Esteri

Russia addio e Green Deal, in Occidente il riassetto dai frutti lenti

21
Aprile 2023
Di Giuliana Mastri

L’Occidente non ha dubbi oggi che il suo principale competitor sia la Cina ed è deciso ad aprire una nuova stagione che cambi radicalmente i rapporti con la Russia. La strategia, nel lungo termine, si orienta su una maggiore tutela degli spazi di mercato e una riconversione del sistema di approvvigionamento. L’idea, in generale inquadrata nel Green Deal, ha in sé dei buoni propositi, eppure in questa prima fase è stata molto meno vincente di quanto avevamo preventivato.

La Cina, infatti, continua a macinare terreno con Pil sempre in crescita, anche se di meno rispetto a due anni fa, anche Mosca tiene, mentre i Paesi dell’Unione Europea devono fare i conti con i prezzi che salgono e la non facile transizione energetica. I costi dell’energia e delle altre materie prime, hanno riportato importanti economie a registrare segni meno negli indicatori fondamentali. Nel 2022 la bilancia commerciale italiana (cioè la differenza import-export di merci e servizi) ha registrato un deficit pari a 31,011 miliardi (da +40,334 miliardi del 2021). Il deficit energetico è stato pari a -111,278 miliardi. Non va meglio al Giappone: la bilancia commerciale giapponese, a causa dei rialzi dei prezzi delle materie prime e la debolezza dello yen. Secondo i dati del ministero delle Finanze, nell’anno fiscale 2022 terminato al 31 marzo il rosso si assesta a circa 21.700 miliardi di yen. Dolente la Francia, che ha raggiunto il livello record di 164 miliardi di euro di deficit commerciale lo scorso anno. Ciò è dovuto all’impennata dei prezzi dell’energia, al deprezzamento dell’euro e alla debolezza dell’industria francese. Al contrario la vendita di servizi per Parigi è stata molto soddisfacente.

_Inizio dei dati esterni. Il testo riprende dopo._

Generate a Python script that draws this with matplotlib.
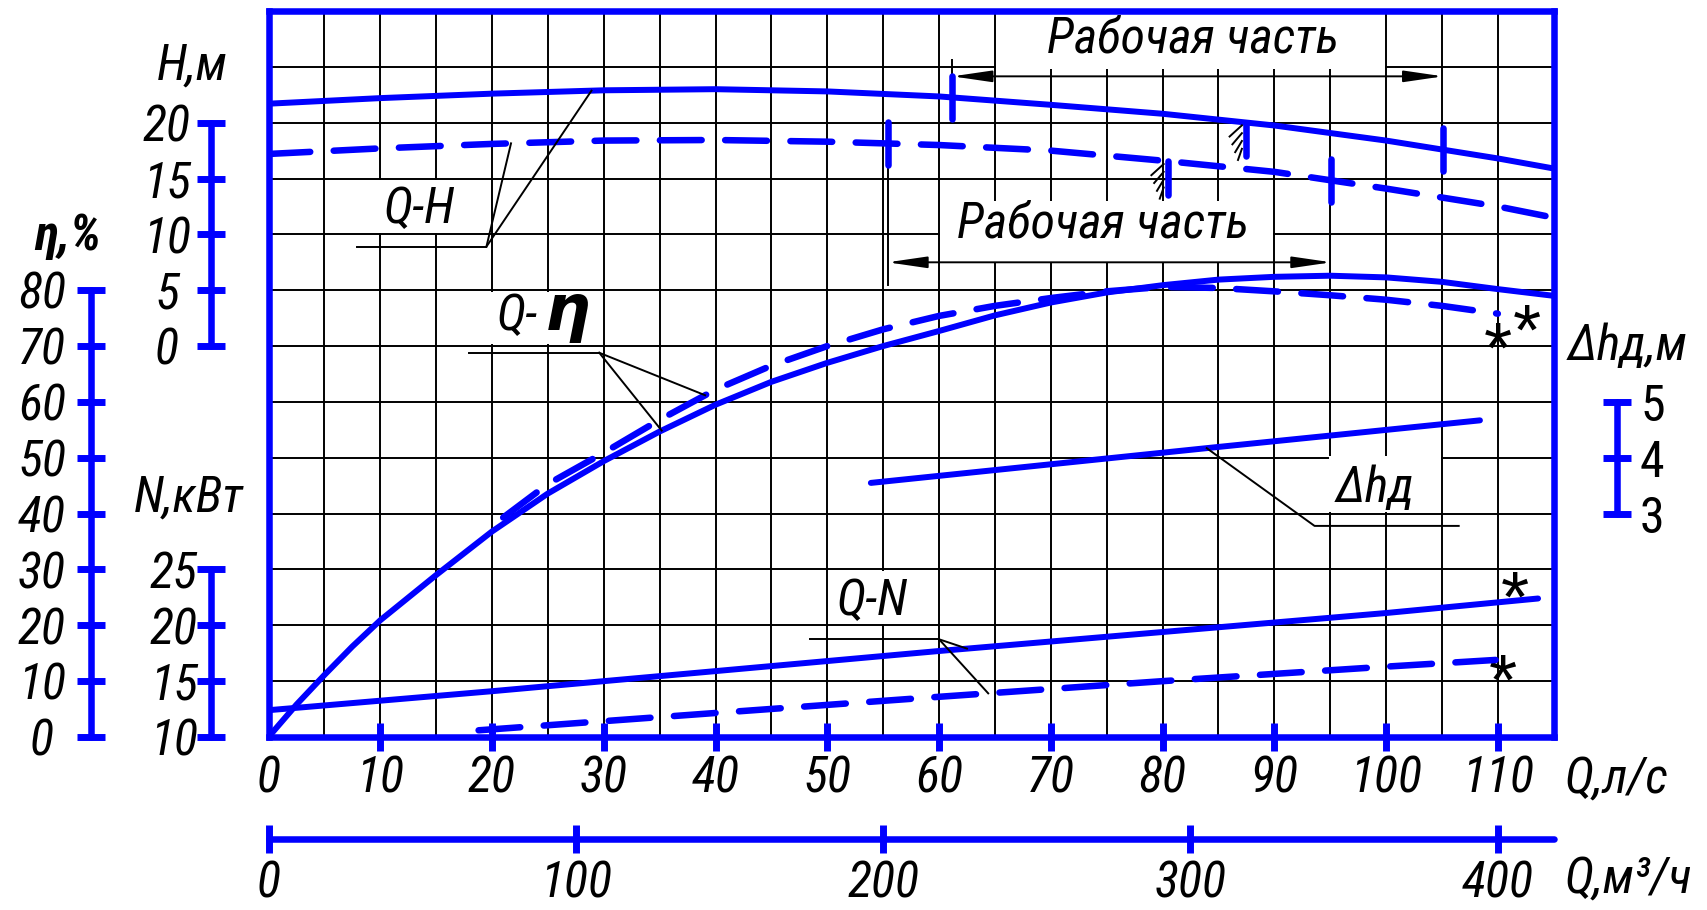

E quest’anno, nonostante la discesa del prezzo dell’energia, si fatica a tornare ai livelli ottimali. L’Italia ha avuto un altro passivo a gennaio nella bilancia commerciale, mentre a febbraio (l’ultimo mese di cui sono disponibili i dati) il saldo è positivo per 2,11 miliardi, in particolare grazie al commercio extra-Ue. Nel contempo, resta negativa la performance commerciale di Parigi e la Germania segna un più, ma con una prestazione minore di quella di gennaio.

Sono segnali da non sottovalutare, sintomo del fatto che il riassetto globale non sarà semplice da gestire. Dopo anni infatti l’Europa torna a fare i conti con l’inflazione (oggi in Europa ancora oltre il 6% di media) che quando origina dai prezzi energetici diventa critica per quei Paesi che non hanno disponibilità di materie prime. Il Green Deal serve a questo, ma ha bisogno di molte risorse e di progettualità, anche per cominciare a dotarsi di quei materiali funzionali alla transizione che vengono acquistati da fuori. Bruxelles, poi, sta lavorando alla sua riforma del settore energetico, visti gli evidenti squilibri determinati dal modello di formazione dei prezzi a partire dalle aste borsistiche. E poi c’è un modello di sviluppo, quello classico della globalizzazione degli anni ’90, che nelle economie più avanzate ha determinato la sempre maggiore produzione di servizi, con invece il ricorso ad approvvigionamento di merci che vengono assemblate tramite catene sempre più lontane. Questo oggi può essere un punto debole e l’abbiamo visto, la frammentazione della catena del valore nella nostra fase storica è molto meno affidabile e rende i Paesi meno competitivi, dato che, semplicemente, ci sono meno industrie sul suolo nazionale. Le classi dirigenti hanno capito il compito che le attende, una prova molto delicata, che sta sprigionando entusiasmi ma anche inquietudini.